La question est cependant de savoir si les régulateurs l’autoriseraient. Pour Liz Miller, analyste chez Constellation Research, « posséder la plus grande plateforme publicitaire en ligne du monde – qui représente la majorité des revenus d’Alphabet –, à travers Google Search, pourrait être un sérieux problème. Google fait l’objet d’une enquête pour comportement monopolistique et acheter un logiciel qui contrôle les relations avec les clients entrants serait susceptible de soulever trop d’alertes pour satisfaire l’examen des autorités de régulation. »
Autre problème : à travers ce rapprochement les clients de HubSpot pourraient potentiellement bénéficier d’un traitement préférentiel ou d’un accès à des outils d’analyse différents de ceux des clients d’autres technologies de marketing et de publicité, qui s’appuient également sur Google, mais sans y être intégrés. Il y aurait donc un risque important de distorsion de concurrence importante.

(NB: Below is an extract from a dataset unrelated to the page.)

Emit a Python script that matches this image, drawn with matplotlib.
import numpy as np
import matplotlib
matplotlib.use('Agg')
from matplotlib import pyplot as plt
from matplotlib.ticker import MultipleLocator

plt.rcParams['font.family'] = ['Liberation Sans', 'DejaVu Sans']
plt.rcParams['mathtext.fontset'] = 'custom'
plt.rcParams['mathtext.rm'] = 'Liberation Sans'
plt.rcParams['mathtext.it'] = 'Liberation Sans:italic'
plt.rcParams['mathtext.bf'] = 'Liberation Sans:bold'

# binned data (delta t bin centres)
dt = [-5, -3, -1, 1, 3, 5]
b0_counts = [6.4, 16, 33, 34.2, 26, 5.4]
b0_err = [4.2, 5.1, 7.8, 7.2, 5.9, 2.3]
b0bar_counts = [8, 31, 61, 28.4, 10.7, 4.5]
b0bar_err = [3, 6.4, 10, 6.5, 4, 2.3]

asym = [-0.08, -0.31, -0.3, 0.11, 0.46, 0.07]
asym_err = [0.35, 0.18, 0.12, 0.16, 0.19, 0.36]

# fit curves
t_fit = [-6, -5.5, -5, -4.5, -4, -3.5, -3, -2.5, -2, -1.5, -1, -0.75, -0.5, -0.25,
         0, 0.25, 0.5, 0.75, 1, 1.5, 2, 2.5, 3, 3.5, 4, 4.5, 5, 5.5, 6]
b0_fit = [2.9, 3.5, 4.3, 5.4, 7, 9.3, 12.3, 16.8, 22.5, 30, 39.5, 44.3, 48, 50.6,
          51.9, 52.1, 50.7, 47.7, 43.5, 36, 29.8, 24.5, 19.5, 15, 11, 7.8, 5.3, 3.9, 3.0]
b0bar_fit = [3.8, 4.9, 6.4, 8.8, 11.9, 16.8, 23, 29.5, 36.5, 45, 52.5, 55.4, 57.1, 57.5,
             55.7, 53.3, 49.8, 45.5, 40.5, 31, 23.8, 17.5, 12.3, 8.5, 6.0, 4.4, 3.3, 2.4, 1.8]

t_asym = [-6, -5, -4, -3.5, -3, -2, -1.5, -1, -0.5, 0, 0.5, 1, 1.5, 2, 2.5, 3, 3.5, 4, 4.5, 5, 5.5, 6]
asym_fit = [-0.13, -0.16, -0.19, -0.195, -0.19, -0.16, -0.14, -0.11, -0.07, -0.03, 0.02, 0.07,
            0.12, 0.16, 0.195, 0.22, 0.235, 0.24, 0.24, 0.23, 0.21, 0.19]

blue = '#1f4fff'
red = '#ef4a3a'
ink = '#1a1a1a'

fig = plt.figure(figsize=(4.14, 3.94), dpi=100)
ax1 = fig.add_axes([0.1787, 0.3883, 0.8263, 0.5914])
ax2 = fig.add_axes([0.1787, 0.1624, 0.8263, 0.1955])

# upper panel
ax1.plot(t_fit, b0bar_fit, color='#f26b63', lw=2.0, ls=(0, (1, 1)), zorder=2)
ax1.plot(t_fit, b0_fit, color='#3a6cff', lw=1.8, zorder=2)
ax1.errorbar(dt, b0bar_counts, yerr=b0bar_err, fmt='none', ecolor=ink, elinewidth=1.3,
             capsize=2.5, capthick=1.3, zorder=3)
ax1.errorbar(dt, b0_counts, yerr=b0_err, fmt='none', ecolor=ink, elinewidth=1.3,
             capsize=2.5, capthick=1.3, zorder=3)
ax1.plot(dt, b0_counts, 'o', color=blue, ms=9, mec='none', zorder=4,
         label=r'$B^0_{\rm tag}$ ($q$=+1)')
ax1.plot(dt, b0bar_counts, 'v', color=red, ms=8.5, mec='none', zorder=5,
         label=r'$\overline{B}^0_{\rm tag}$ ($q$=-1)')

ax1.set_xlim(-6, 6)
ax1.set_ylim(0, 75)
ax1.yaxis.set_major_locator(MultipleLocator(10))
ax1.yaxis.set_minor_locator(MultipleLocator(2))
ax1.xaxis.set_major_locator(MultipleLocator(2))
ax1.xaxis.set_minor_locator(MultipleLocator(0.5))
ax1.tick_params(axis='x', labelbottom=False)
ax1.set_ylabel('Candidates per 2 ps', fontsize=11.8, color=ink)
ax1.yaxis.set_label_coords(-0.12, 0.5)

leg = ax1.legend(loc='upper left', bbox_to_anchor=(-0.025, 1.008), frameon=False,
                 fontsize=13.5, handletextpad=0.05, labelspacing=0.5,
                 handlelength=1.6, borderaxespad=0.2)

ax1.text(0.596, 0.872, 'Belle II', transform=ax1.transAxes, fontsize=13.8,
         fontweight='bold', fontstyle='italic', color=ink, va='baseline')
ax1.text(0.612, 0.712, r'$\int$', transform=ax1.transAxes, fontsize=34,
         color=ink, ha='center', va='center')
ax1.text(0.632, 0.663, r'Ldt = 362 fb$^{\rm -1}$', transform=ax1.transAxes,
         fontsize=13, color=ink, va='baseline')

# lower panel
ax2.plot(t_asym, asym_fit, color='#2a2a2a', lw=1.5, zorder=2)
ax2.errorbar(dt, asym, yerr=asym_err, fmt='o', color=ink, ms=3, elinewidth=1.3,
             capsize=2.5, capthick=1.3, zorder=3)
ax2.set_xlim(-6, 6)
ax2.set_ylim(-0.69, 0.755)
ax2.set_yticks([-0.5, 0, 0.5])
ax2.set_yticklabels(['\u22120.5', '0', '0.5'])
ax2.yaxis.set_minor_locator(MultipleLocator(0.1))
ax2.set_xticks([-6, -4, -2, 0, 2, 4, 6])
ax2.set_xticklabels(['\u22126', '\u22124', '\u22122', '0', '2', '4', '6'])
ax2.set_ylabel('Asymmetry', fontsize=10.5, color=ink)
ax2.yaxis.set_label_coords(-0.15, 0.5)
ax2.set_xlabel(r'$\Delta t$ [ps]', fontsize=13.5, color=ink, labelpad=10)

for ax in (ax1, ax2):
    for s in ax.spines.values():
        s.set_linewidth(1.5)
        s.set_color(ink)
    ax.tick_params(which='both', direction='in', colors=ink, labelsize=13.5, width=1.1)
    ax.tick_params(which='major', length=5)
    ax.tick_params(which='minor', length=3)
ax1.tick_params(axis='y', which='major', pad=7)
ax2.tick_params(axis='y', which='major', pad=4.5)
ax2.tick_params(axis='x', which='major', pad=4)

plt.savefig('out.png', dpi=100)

Liz Miller estime ainsi que ce rapprochement « ne serait pas nécessairement bon, ni pour Google (qui risquerait de contrarier les régulateurs) ni pour HubSpot (qui pourrait perdre des clients dans la manœuvre) ». C’est donc une chose pour Google de faire une offre, mais c’en est une autre pour HubSpot de dire « oui » dans ces conditions et compte tenu des risques.